É muito comum, em certas autuações fiscais, verificar-se a responsabilização de diferentes pessoas jurídicas ao fundamento de existir um grupo econômico de fato e, por conseguinte, um “interesse comum” entre tais pessoas na realização do fato gerador que enseja a correlata autuação. Em regra, sob uma perspectiva normativa, tais exigências costumam se fundamentar no disposto no artigo 124, inciso I do Código Tributário Nacional.

A partir deste marco, a discussão comumente travada nos recursos que chegam ao Carf é no sentido de delimitar a extensão semântica da expressão “interesse comum”, ou seja, se para fins de incidência do aludido dispositivo bastaria a existência de um interesse econômico ou se, em verdade, haveria a exigência de um interesse jurídico a fundamentar a citada responsabilização. Pois bem.

Na 3ª Seção do tribunal, o Acórdão Carf 9303­-008.391, da Câmara Superior de Recursos Fiscais, dá a tônica da discussão. Embora tenha tratado de responsabilidade tributária de pessoa física com o fito de afastá-la no caso em concreto, aquele colegiado, por unanimidade de votos, prescreveu que naquele específico caso não haveria elementos para comprovar que ele tinha interesse comum na situação que constitua a ocorrência do fato gerador da obrigação tributária, pois não há provas de que ele se beneficiava dos resultados auferidos ou que participava dos lucros decorrentes das operações irregulares, caracterizadas como sonegação fiscal.

Do trecho alhures transcrito, resta claro que, para aludido colegiado, o conceito de interesse comum está relacionado com a ideia de interesse econômico, haja vista que o elemento fundamental para delimitar a ratio do julgado foi no sentido de o responsabilizado não auferir vantagens econômicas com a prática do fato gerador realizado pelo contribuinte.

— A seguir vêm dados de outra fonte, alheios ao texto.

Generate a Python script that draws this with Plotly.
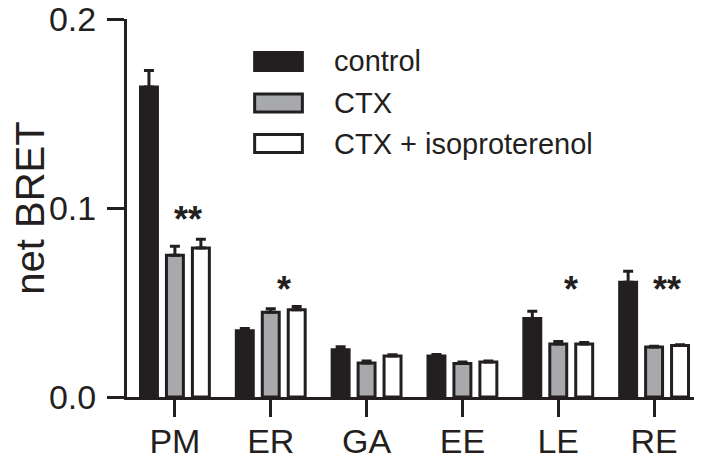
import plotly.graph_objects as go

# --- data ---
compartments = ["PM", "ER", "GA", "EE", "LE", "RE"]

control = [0.1640, 0.0350, 0.0250, 0.0217, 0.0416, 0.0607]
control_err = [0.0088, 0.0012, 0.0016, 0.0008, 0.0038, 0.0058]

ctx = [0.0750, 0.0448, 0.0180, 0.0177, 0.0280, 0.0264]
ctx_err = [0.0048, 0.0019, 0.0010, 0.0008, 0.0014, 0.0005]

ctx_iso = [0.0788, 0.0462, 0.0217, 0.0185, 0.0280, 0.0273]
ctx_iso_err = [0.0046, 0.0017, 0.0006, 0.0006, 0.0008, 0.0004]

star_labels = ["**", "*", "", "", "*", "**"]
star_levels = [0.094, 0.057, None, None, 0.057, 0.057]

series_names = ["control", "CTX", "CTX + isoproterenol"]

INK = "#231f20"
FONT = "Liberation Sans, Arial, sans-serif"
fills = [INK, "#a7a9ac", "#ffffff"]

fig = go.Figure()
for name, values, errs, fill in zip(
    series_names, [control, ctx, ctx_iso], [control_err, ctx_err, ctx_iso_err], fills
):
    fig.add_trace(
        go.Bar(
            x=compartments,
            y=values,
            name=name,
            marker=dict(color=fill, line=dict(color=INK, width=3)),
            error_y=dict(
                type="data",
                symmetric=False,
                array=errs,
                arrayminus=[0] * len(errs),
                color=INK,
                thickness=3,
                width=5,
            ),
            showlegend=False,
        )
    )

# significance marks, placed between the CTX and CTX + isoproterenol bars
for cat, label, level in zip(compartments, star_labels, star_levels):
    if not label:
        continue
    fig.add_annotation(
        x=cat, y=level, text=f"<b>{label}</b>", showarrow=False, xshift=13,
        yanchor="middle", font=dict(family=FONT, size=36, color=INK),
    )

# hand-drawn legend with large swatches like the original
legend_rows = [0.8876, 0.7778, 0.6706]
for name, fill, yc in zip(series_names, fills, legend_rows):
    fig.add_shape(
        type="rect", xref="paper", yref="paper",
        x0=0.222, x1=0.305, y0=yc - 0.024, y1=yc + 0.024,
        fillcolor=fill, line=dict(color=INK, width=3),
    )
    fig.add_annotation(
        xref="paper", yref="paper", x=0.356, y=yc, text=name, showarrow=False,
        xanchor="left", yanchor="middle", font=dict(family=FONT, size=29, color=INK),
    )

# the page body adds an 8px offset, so the figure is drawn 8px smaller
fig.update_layout(
    width=694,
    height=451,
    barmode="group",
    bargap=0.1875,
    bargroupgap=0.347,
    margin=dict(l=119, r=0, t=11, b=62),
    paper_bgcolor="white",
    plot_bgcolor="white",
    font=dict(family=FONT, color=INK),
)
fig.update_xaxes(
    range=[-0.5, 5.5],
    automargin=False,
    showline=True, linecolor=INK, linewidth=3,
    ticks="outside", ticklen=17, tickwidth=3, tickcolor=INK,
    tickfont=dict(size=34, color=INK),
    ticklabelstandoff=-5,
    ticklabeloverflow="allow",
    showgrid=False, zeroline=False,
)
fig.update_yaxes(
    range=[0, 0.2],
    automargin=False,
    tickvals=[0, 0.1, 0.2],
    ticktext=["0.0", "0.1", "0.2"],
    showline=True, linecolor=INK, linewidth=3,
    ticks="outside", ticklen=17, tickwidth=3, tickcolor=INK,
    tickfont=dict(size=34, color=INK),
    ticklabelstandoff=4,
    ticklabeloverflow="allow",
    title=dict(text="net BRET", font=dict(size=40, color=INK), standoff=17),
    showgrid=False, zeroline=False,
)

fig.write_html("out.html")
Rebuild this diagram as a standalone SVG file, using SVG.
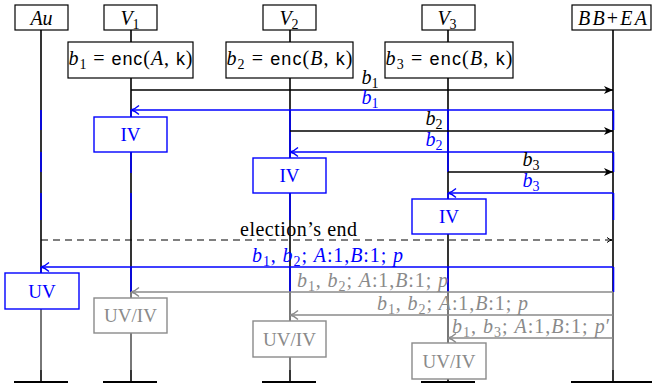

No âmbito da 1ª Seção é exemplar o Acórdão Carf 1301­-003.472. Neste caso em particular, o relator deixou expressamente consignado que o conceito de “interesse comum” não é equivalente ao de interesse econômico, bem como que o simples fato de pessoas integrarem o mesmo grupo econômico, por si só, não é suficiente para a responsabilização solidária. Conclui, ainda, que para que haja o citado interesse comum é necessário a configuração de uma das duas hipóteses a seguir:

(i) a existência de um interesse direto e não meramente reflexo na prática do fato gerador, o que acontece quando as pessoas atuam em comum na situação que constitui o fato imponível; e, ainda

(ii) quando há um interesse indireto na prática do fato gerador, mas desde que

(ii.i) reste configurada a existência de uma confusão patrimonial; e/ou

(ii.ii) fique provado o benefício do responsabilizado em razão da existência de fraude, sonegação ou conluio.

No caso mencionado acima, o colegiado, por maioria de votos, entendeu que haveria o interesse comum em razão da configuração de uma fraude, na medida em que teria restado provado que a empresa responsabilizada teria atuado como intermediária em um esquema para a emissão de notas frias, emissões essas incompatíveis com a estrutura operacional da responsabilizada. Interessante destacar que o voto dissidente, objeto de declaração, não diverge das questões conceituais desenvolvidas pelo relator, mas conclui em sentido diametralmente oposto apenas por não coadunar com a qualificação jurídica atribuída as provas do caso, na medida em que entendeu pela inexistência da referida fraude.

Também é bastante interessante o Acórdão Carf 1402­-002.511. Aqui o colegiado, por maioria de votos, afastou a acusação de grupo econômico e, por conseguinte, de interesse comum para fins de responsabilidade tributária ao fundamento que para ocorrer a responsabilização solidária prevista no artigo 124 do CTN é necessária a constatação e a prova da participação conjunta de pessoas, como referido na sua redação, quando da ocorrência do fato gerador, devendo serem estas diretos co-partícipes das infrações percebidas pelo Fisco.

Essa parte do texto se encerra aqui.